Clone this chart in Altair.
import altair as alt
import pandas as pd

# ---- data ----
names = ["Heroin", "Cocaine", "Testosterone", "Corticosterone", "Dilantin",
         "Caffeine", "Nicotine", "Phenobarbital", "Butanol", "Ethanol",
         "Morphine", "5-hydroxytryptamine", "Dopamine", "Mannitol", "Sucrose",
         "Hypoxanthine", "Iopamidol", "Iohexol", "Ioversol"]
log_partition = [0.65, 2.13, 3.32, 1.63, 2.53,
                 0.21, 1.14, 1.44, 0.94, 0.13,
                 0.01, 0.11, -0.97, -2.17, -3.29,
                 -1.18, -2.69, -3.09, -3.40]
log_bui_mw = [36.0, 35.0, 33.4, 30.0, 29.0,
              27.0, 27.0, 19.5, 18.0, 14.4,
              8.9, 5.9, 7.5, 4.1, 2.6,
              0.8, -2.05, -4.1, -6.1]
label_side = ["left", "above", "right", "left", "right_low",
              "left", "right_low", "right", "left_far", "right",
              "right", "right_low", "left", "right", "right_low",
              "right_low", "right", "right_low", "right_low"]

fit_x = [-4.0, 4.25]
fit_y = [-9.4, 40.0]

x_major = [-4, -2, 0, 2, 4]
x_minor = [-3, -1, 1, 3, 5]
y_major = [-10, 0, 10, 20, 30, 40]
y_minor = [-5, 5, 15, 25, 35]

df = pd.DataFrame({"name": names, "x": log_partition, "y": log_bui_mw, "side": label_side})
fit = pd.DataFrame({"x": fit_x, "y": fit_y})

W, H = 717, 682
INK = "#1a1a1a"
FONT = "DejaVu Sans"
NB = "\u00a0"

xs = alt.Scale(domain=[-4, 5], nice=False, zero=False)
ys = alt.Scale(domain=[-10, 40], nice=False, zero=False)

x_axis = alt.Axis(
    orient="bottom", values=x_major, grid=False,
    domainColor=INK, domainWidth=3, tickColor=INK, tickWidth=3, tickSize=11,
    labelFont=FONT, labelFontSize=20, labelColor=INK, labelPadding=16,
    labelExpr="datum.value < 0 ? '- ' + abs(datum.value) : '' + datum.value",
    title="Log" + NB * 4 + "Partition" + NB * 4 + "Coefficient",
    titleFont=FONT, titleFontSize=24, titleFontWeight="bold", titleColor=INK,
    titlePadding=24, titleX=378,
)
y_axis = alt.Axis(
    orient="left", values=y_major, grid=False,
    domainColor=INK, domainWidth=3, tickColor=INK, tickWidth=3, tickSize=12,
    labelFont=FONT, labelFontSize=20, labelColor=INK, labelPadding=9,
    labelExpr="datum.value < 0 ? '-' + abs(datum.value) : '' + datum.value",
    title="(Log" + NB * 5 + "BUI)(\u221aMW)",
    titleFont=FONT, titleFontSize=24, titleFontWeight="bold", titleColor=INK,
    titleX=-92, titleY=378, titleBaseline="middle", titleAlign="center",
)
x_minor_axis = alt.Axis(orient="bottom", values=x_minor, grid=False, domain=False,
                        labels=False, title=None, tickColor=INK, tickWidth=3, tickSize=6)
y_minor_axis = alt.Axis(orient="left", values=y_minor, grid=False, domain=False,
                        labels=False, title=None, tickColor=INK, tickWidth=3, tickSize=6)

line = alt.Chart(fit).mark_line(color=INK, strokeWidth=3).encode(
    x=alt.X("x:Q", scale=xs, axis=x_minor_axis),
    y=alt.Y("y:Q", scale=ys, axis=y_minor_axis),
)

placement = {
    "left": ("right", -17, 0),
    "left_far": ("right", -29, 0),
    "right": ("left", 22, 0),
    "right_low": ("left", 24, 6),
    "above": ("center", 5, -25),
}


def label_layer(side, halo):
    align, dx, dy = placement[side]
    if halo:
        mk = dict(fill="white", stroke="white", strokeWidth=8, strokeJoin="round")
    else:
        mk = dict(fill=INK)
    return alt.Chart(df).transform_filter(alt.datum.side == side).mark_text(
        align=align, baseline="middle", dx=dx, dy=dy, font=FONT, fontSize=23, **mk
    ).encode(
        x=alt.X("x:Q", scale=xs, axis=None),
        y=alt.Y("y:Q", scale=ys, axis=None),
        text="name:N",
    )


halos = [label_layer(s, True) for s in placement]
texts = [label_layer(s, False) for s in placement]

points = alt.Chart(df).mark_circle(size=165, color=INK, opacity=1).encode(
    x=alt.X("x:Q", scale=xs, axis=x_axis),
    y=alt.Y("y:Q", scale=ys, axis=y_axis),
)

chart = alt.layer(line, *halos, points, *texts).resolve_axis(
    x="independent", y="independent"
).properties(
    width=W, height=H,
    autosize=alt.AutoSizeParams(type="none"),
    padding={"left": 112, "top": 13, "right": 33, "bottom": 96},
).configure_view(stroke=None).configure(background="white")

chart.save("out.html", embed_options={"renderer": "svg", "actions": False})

☆ ☆ ☆

**Written problem:** Please output the complete data exactly.

**Written answer:**
Clone this chart in Altair.
import altair as alt
import pandas as pd

# ---- data ----
names = ["Heroin", "Cocaine", "Testosterone", "Corticosterone", "Dilantin",
         "Caffeine", "Nicotine", "Phenobarbital", "Butanol", "Ethanol",
         "Morphine", "5-hydroxytryptamine", "Dopamine", "Mannitol", "Sucrose",
         "Hypoxanthine", "Iopamidol", "Iohexol", "Ioversol"]
log_partition = [0.65, 2.13, 3.32, 1.63, 2.53,
                 0.21, 1.14, 1.44, 0.94, 0.13,
                 0.01, 0.11, -0.97, -2.17, -3.29,
                 -1.18, -2.69, -3.09, -3.40]
log_bui_mw = [36.0, 35.0, 33.4, 30.0, 29.0,
              27.0, 27.0, 19.5, 18.0, 14.4,
              8.9, 5.9, 7.5, 4.1, 2.6,
              0.8, -2.05, -4.1, -6.1]
label_side = ["left", "above", "right", "left", "right_low",
              "left", "right_low", "right", "left_far", "right",
              "right", "right_low", "left", "right", "right_low",
              "right_low", "right", "right_low", "right_low"]

fit_x = [-4.0, 4.25]
fit_y = [-9.4, 40.0]

x_major = [-4, -2, 0, 2, 4]
x_minor = [-3, -1, 1, 3, 5]
y_major = [-10, 0, 10, 20, 30, 40]
y_minor = [-5, 5, 15, 25, 35]

df = pd.DataFrame({"name": names, "x": log_partition, "y": log_bui_mw, "side": label_side})
fit = pd.DataFrame({"x": fit_x, "y": fit_y})

W, H = 717, 682
INK = "#1a1a1a"
FONT = "DejaVu Sans"
NB = "\u00a0"

xs = alt.Scale(domain=[-4, 5], nice=False, zero=False)
ys = alt.Scale(domain=[-10, 40], nice=False, zero=False)

x_axis = alt.Axis(
    orient="bottom", values=x_major, grid=False,
    domainColor=INK, domainWidth=3, tickColor=INK, tickWidth=3, tickSize=11,
    labelFont=FONT, labelFontSize=20, labelColor=INK, labelPadding=16,
    labelExpr="datum.value < 0 ? '- ' + abs(datum.value) : '' + datum.value",
    title="Log" + NB * 4 + "Partition" + NB * 4 + "Coefficient",
    titleFont=FONT, titleFontSize=24, titleFontWeight="bold", titleColor=INK,
    titlePadding=24, titleX=378,
)
y_axis = alt.Axis(
    orient="left", values=y_major, grid=False,
    domainColor=INK, domainWidth=3, tickColor=INK, tickWidth=3, tickSize=12,
    labelFont=FONT, labelFontSize=20, labelColor=INK, labelPadding=9,
    labelExpr="datum.value < 0 ? '-' + abs(datum.value) : '' + datum.value",
    title="(Log" + NB * 5 + "BUI)(\u221aMW)",
    titleFont=FONT, titleFontSize=24, titleFontWeight="bold", titleColor=INK,
    titleX=-92, titleY=378, titleBaseline="middle", titleAlign="center",
)
x_minor_axis = alt.Axis(orient="bottom", values=x_minor, grid=False, domain=False,
                        labels=False, title=None, tickColor=INK, tickWidth=3, tickSize=6)
y_minor_axis = alt.Axis(orient="left", values=y_minor, grid=False, domain=False,
                        labels=False, title=None, tickColor=INK, tickWidth=3, tickSize=6)

line = alt.Chart(fit).mark_line(color=INK, strokeWidth=3).encode(
    x=alt.X("x:Q", scale=xs, axis=x_minor_axis),
    y=alt.Y("y:Q", scale=ys, axis=y_minor_axis),
)

placement = {
    "left": ("right", -17, 0),
    "left_far": ("right", -29, 0),
    "right": ("left", 22, 0),
    "right_low": ("left", 24, 6),
    "above": ("center", 5, -25),
}


def label_layer(side, halo):
    align, dx, dy = placement[side]
    if halo:
        mk = dict(fill="white", stroke="white", strokeWidth=8, strokeJoin="round")
    else:
        mk = dict(fill=INK)
    return alt.Chart(df).transform_filter(alt.datum.side == side).mark_text(
        align=align, baseline="middle", dx=dx, dy=dy, font=FONT, fontSize=23, **mk
    ).encode(
        x=alt.X("x:Q", scale=xs, axis=None),
        y=alt.Y("y:Q", scale=ys, axis=None),
        text="name:N",
    )


halos = [label_layer(s, True) for s in placement]
texts = [label_layer(s, False) for s in placement]

points = alt.Chart(df).mark_circle(size=165, color=INK, opacity=1).encode(
    x=alt.X("x:Q", scale=xs, axis=x_axis),
    y=alt.Y("y:Q", scale=ys, axis=y_axis),
)

chart = alt.layer(line, *halos, points, *texts).resolve_axis(
    x="independent", y="independent"
).properties(
    width=W, height=H,
    autosize=alt.AutoSizeParams(type="none"),
    padding={"left": 112, "top": 13, "right": 33, "bottom": 96},
).configure_view(stroke=None).configure(background="white")

chart.save("out.html", embed_options={"renderer": "svg", "actions": False})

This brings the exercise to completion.